Denktash says Cyprus “honeymoon” may not last

By Ralph Boulton

RAUF Denktash warned yesterday that the “honeymoon season” between Turkish and Greek Cypriots “may not last for ever”.

The veteran Turkish Cypriot leader said that any agreement that allowed Greek Cypriots to resettle in the north of the island could revive past communal conflict. “So this friendship now, this honeymoon season, is very good, but one should not be mistaken that it is there to stay for ever because the political reasons for conflict still exist,” Denktash told Reuters.

He said he wanted the crossing (between the two sides) to stay open, so long as there was no sign of a repeat of the inter-communal violence that scarred the island in the 1960s and 1970s. “We have no intention (of closing it) unless very serious incidents happen,” he said.

Denktash, blamed by the United Nations for the collapse of the UN-sponsored peace talks, said he saw no grounds yet for any resumption of negotiations with the Greek Cypriots.

He claimed he had been unfairly accused of intransigence over the UN deal. “There is a general policy of doing away with Denktash, who is seen as the wall blocking the way to a makeshift solution. We, my people, are against a makeshift solution. We want equality with the Greek Cypriots,” he said in an interview.

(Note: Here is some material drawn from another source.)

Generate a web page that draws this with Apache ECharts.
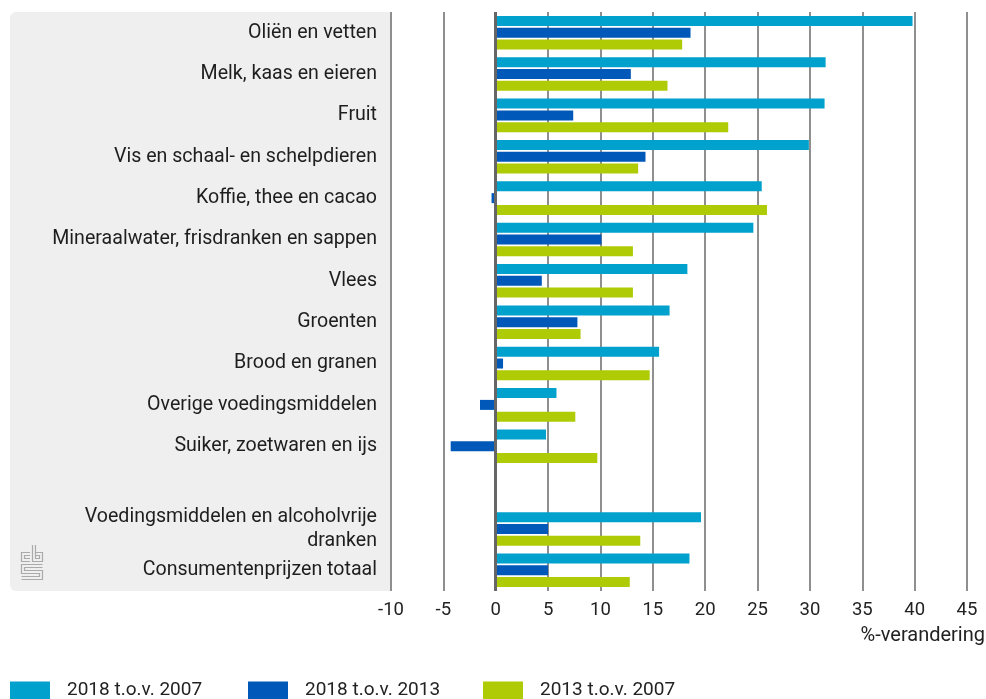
<!DOCTYPE html>
<html>
<head>
<meta charset="utf-8">
<script src="https://cdn.jsdelivr.net/npm/echarts@6/dist/echarts.min.js"></script>
<style>
html,body{margin:0;padding:0;background:#fff;}
#chart{width:986px;height:699px;}
</style>
</head>
<body>
<div id="chart"></div>
<script>
const categories = [
  'Oliën en vetten',
  'Melk, kaas en eieren',
  'Fruit',
  'Vis en schaal- en schelpdieren',
  'Koffie, thee en cacao',
  'Mineraalwater, frisdranken en sappen',
  'Vlees',
  'Groenten',
  'Brood en granen',
  'Overige voedingsmiddelen',
  'Suiker, zoetwaren en ijs',
  '',
  'Voedingsmiddelen en alcoholvrije\ndranken',
  'Consumentenprijzen totaal'
];
const seriesNames = ['2018 t.o.v. 2007', '2018 t.o.v. 2013', '2013 t.o.v. 2007'];
const s2018v2007 = [39.8, 31.5, 31.4, 29.9, 25.4, 24.6, 18.3, 16.6, 15.6, 5.8, 4.8, null, 19.6, 18.5];
const s2018v2013 = [18.6, 12.9, 7.4, 14.3, -0.4, 10.1, 4.4, 7.8, 0.7, -1.5, -4.3, null, 5.0, 5.0];
const s2013v2007 = [17.8, 16.4, 22.2, 13.6, 25.9, 13.1, 13.1, 8.1, 14.7, 7.6, 9.7, null, 13.8, 12.8];
const axisName = '%-verandering';
const colors = ['#00a1cd', '#0058b8', '#afcb05'];

const FONT = 'Roboto';
const chart = echarts.init(document.getElementById('chart'), null, {renderer: 'canvas'});

function bar(name, data, color, withZero) {
  const s = {
    name: name,
    type: 'bar',
    data: data,
    barWidth: 10,
    barGap: '18%',
    itemStyle: {color: color},
    emphasis: {disabled: true},
    z: 3
  };
  if (withZero) {
    s.markLine = {
      silent: true,
      symbol: 'none',
      label: {show: false},
      lineStyle: {color: '#666', width: 3, type: 'solid'},
      data: [{xAxis: 0}],
      z: 5
    };
  }
  return s;
}

const legendBase = {
  top: 676,
  itemWidth: 40,
  itemHeight: 18,
  icon: 'rect',
  selectedMode: false,
  textStyle: {fontFamily: FONT, fontSize: 19, color: '#222', padding: [0, 0, 0, 12]}
};

chart.setOption({
  animation: false,
  backgroundColor: '#fff',
  color: colors,
  textStyle: {fontFamily: FONT},
  grid: {left: 391, right: 19, top: 12, bottom: 108, containLabel: false, outerBoundsMode: 'none'},
  legend: [
    Object.assign({}, legendBase, {left: 5, data: [seriesNames[0]]}),
    Object.assign({}, legendBase, {left: 243, data: [seriesNames[1]]}),
    Object.assign({}, legendBase, {left: 478, data: [seriesNames[2]]})
  ],
  xAxis: {
    type: 'value',
    min: -10,
    max: 45,
    interval: 5,
    axisLine: {show: false},
    axisTick: {show: false},
    splitLine: {show: true, lineStyle: {color: '#8f8f8f', width: 2}},
    axisLabel: {fontFamily: FONT, fontSize: 18.5, color: '#222', margin: 10}
  },
  yAxis: {
    type: 'category',
    data: categories,
    inverse: true,
    axisLine: {show: false},
    axisTick: {show: false},
    splitLine: {show: false},
    axisLabel: {fontFamily: FONT, fontSize: 19.6, color: '#1e1e1e', margin: 14, lineHeight: 24, interval: 0}
  },
  graphic: [
    {
      type: 'rect', z: -10, silent: true,
      shape: {x: 10, y: 12, width: 381, height: 579, r: [6, 0, 0, 6]},
      style: {fill: '#efefef'}
    },
    {
      type: 'text', silent: true,
      right: 1, top: 626,
      style: {text: axisName, fontFamily: FONT, fontSize: 20, fill: '#222'}
    },
    {
      type: 'group', silent: true, z: -5,
      children: [
        {type: 'polyline', shape: {points: [[30,552.5],[21.5,552.5],[21.5,561.5],[30,561.5]]}, style: {stroke: '#aaa', lineWidth: 1.2, fill: null}},
        {type: 'polyline', shape: {points: [[30,555.5],[24.5,555.5],[24.5,558.5],[30,558.5]]}, style: {stroke: '#aaa', lineWidth: 1.2, fill: null}},
        {type: 'polyline', shape: {points: [[32.5,545],[32.5,561.5],[42.5,561.5],[42.5,552.5],[35.5,552.5]]}, style: {stroke: '#aaa', lineWidth: 1.2, fill: null}},
        {type: 'polyline', shape: {points: [[35.5,545],[35.5,558.5],[39.5,558.5],[39.5,555.5],[35.5,555.5]]}, style: {stroke: '#aaa', lineWidth: 1.2, fill: null}},
        {type: 'polyline', shape: {points: [[42.5,564.5],[21.5,564.5],[21.5,573.5],[39.5,573.5],[39.5,576.5],[21.5,576.5]]}, style: {stroke: '#aaa', lineWidth: 1.2, fill: null}},
        {type: 'polyline', shape: {points: [[42.5,567.5],[24.5,567.5],[24.5,570.5],[42.5,570.5],[42.5,579.5],[21.5,579.5]]}, style: {stroke: '#aaa', lineWidth: 1.2, fill: null}}
      ]
    }
  ],
  series: [
    bar(seriesNames[0], s2018v2007, colors[0], true),
    bar(seriesNames[1], s2018v2013, colors[1], false),
    bar(seriesNames[2], s2013v2007, colors[2], false)
  ]
});
</script>
</body>
</html>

A solution could ease the way for Turkey to join the European Union, although Denktash said he felt no sense of urgency for a solution before Cyprus joins the bloc in 2004. “I don’t think the EU is sincere in telling Turkey that its entering the EU depends on the settlement of the Cyprus problem. I think they put the Cyprus problem before Turkey because they don’t want Turkey to enter yet,” he said.

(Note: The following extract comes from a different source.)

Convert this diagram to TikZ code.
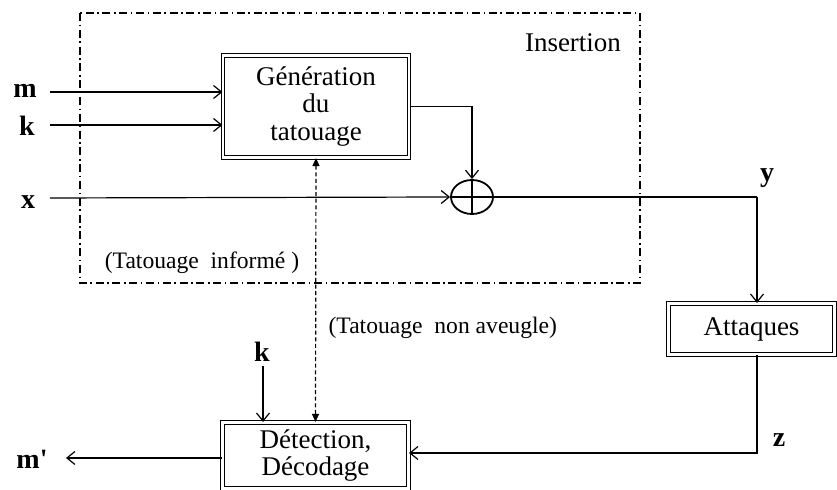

Denktash, looking healthy after the heart problems that weakened him earlier this year, said there were still those in “Greek Cyprus” who saw Cyprus as a Greek island and saw no role for Turks there.

He said that any resettlement of Greek Cypriots in the north should be decided by northern Cyprus “according to its own quotas” and he dismissed as “fantasy” suggestions that Turkish Cypriots might migrate en masse to the south. “I think some Turkish Cypriots will go south to find work but they will come back to their homes at night,” he said.